Work required :: Write the data out again exactly, dropping any images it holds.

Data lines ::
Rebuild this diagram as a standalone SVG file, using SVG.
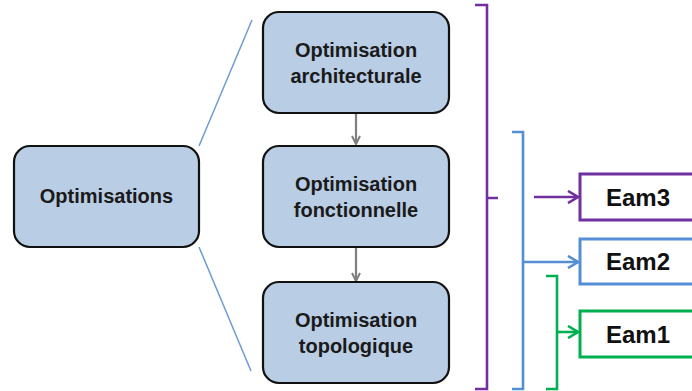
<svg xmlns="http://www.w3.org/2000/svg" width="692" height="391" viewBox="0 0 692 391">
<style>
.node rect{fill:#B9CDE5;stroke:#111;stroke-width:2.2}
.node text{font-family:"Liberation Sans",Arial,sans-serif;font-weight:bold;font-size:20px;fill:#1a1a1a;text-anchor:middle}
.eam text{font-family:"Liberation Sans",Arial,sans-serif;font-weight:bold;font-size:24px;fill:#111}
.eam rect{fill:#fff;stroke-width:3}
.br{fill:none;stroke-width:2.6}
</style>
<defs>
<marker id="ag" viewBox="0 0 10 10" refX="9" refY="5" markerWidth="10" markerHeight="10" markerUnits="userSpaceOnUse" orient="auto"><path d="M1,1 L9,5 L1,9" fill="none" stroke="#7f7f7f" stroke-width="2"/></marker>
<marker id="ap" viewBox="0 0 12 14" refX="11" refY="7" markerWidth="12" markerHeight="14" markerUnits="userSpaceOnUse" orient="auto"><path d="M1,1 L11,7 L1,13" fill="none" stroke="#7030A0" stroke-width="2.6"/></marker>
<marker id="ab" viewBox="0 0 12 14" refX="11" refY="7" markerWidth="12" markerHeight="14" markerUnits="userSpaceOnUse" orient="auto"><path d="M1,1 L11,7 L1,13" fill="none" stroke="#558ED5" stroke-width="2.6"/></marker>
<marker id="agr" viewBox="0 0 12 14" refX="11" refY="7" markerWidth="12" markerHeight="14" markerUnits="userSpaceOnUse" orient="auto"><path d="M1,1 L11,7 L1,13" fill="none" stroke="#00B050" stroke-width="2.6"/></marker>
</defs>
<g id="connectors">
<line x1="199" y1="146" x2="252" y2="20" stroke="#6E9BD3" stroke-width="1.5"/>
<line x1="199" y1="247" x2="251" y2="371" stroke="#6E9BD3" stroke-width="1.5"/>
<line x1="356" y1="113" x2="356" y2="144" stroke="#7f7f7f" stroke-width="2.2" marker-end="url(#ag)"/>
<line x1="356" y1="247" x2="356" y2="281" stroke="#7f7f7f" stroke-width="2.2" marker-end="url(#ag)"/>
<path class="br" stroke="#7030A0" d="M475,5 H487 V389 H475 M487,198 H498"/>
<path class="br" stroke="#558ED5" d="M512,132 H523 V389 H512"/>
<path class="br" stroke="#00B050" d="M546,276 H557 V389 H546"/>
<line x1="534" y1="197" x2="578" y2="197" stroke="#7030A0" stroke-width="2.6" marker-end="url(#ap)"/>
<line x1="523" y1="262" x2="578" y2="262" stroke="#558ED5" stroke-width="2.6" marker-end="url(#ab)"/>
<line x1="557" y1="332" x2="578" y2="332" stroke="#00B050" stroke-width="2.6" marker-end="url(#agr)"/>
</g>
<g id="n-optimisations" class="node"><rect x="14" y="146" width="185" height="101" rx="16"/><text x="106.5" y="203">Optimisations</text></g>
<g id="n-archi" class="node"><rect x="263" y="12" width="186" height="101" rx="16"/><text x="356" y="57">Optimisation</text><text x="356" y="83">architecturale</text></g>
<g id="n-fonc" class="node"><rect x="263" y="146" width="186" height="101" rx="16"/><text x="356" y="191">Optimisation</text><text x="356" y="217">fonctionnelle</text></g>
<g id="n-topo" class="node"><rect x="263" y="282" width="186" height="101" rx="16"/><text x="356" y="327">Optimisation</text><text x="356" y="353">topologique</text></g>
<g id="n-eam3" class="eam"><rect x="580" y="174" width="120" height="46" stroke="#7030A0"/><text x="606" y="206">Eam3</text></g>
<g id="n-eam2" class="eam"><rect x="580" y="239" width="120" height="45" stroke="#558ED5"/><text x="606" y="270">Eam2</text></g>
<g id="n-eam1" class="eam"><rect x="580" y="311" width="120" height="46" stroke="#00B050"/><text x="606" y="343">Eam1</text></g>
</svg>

The response ::
Rebuild this diagram as a standalone SVG file, using SVG.
<svg xmlns="http://www.w3.org/2000/svg" width="692" height="391" viewBox="0 0 692 391">
<style>
.node rect{fill:#B9CDE5;stroke:#111;stroke-width:2.2}
.node text{font-family:"Liberation Sans",Arial,sans-serif;font-weight:bold;font-size:20px;fill:#1a1a1a;text-anchor:middle}
.eam text{font-family:"Liberation Sans",Arial,sans-serif;font-weight:bold;font-size:24px;fill:#111}
.eam rect{fill:#fff;stroke-width:3}
.br{fill:none;stroke-width:2.6}
</style>
<defs>
<marker id="ag" viewBox="0 0 10 10" refX="9" refY="5" markerWidth="10" markerHeight="10" markerUnits="userSpaceOnUse" orient="auto"><path d="M1,1 L9,5 L1,9" fill="none" stroke="#7f7f7f" stroke-width="2"/></marker>
<marker id="ap" viewBox="0 0 12 14" refX="11" refY="7" markerWidth="12" markerHeight="14" markerUnits="userSpaceOnUse" orient="auto"><path d="M1,1 L11,7 L1,13" fill="none" stroke="#7030A0" stroke-width="2.6"/></marker>
<marker id="ab" viewBox="0 0 12 14" refX="11" refY="7" markerWidth="12" markerHeight="14" markerUnits="userSpaceOnUse" orient="auto"><path d="M1,1 L11,7 L1,13" fill="none" stroke="#558ED5" stroke-width="2.6"/></marker>
<marker id="agr" viewBox="0 0 12 14" refX="11" refY="7" markerWidth="12" markerHeight="14" markerUnits="userSpaceOnUse" orient="auto"><path d="M1,1 L11,7 L1,13" fill="none" stroke="#00B050" stroke-width="2.6"/></marker>
</defs>
<g id="connectors">
<line x1="199" y1="146" x2="252" y2="20" stroke="#6E9BD3" stroke-width="1.5"/>
<line x1="199" y1="247" x2="251" y2="371" stroke="#6E9BD3" stroke-width="1.5"/>
<line x1="356" y1="113" x2="356" y2="144" stroke="#7f7f7f" stroke-width="2.2" marker-end="url(#ag)"/>
<line x1="356" y1="247" x2="356" y2="281" stroke="#7f7f7f" stroke-width="2.2" marker-end="url(#ag)"/>
<path class="br" stroke="#7030A0" d="M475,5 H487 V389 H475 M487,198 H498"/>
<path class="br" stroke="#558ED5" d="M512,132 H523 V389 H512"/>
<path class="br" stroke="#00B050" d="M546,276 H557 V389 H546"/>
<line x1="534" y1="197" x2="578" y2="197" stroke="#7030A0" stroke-width="2.6" marker-end="url(#ap)"/>
<line x1="523" y1="262" x2="578" y2="262" stroke="#558ED5" stroke-width="2.6" marker-end="url(#ab)"/>
<line x1="557" y1="332" x2="578" y2="332" stroke="#00B050" stroke-width="2.6" marker-end="url(#agr)"/>
</g>
<g id="n-optimisations" class="node"><rect x="14" y="146" width="185" height="101" rx="16"/><text x="106.5" y="203">Optimisations</text></g>
<g id="n-archi" class="node"><rect x="263" y="12" width="186" height="101" rx="16"/><text x="356" y="57">Optimisation</text><text x="356" y="83">architecturale</text></g>
<g id="n-fonc" class="node"><rect x="263" y="146" width="186" height="101" rx="16"/><text x="356" y="191">Optimisation</text><text x="356" y="217">fonctionnelle</text></g>
<g id="n-topo" class="node"><rect x="263" y="282" width="186" height="101" rx="16"/><text x="356" y="327">Optimisation</text><text x="356" y="353">topologique</text></g>
<g id="n-eam3" class="eam"><rect x="580" y="174" width="120" height="46" stroke="#7030A0"/><text x="606" y="206">Eam3</text></g>
<g id="n-eam2" class="eam"><rect x="580" y="239" width="120" height="45" stroke="#558ED5"/><text x="606" y="270">Eam2</text></g>
<g id="n-eam1" class="eam"><rect x="580" y="311" width="120" height="46" stroke="#00B050"/><text x="606" y="343">Eam1</text></g>
</svg>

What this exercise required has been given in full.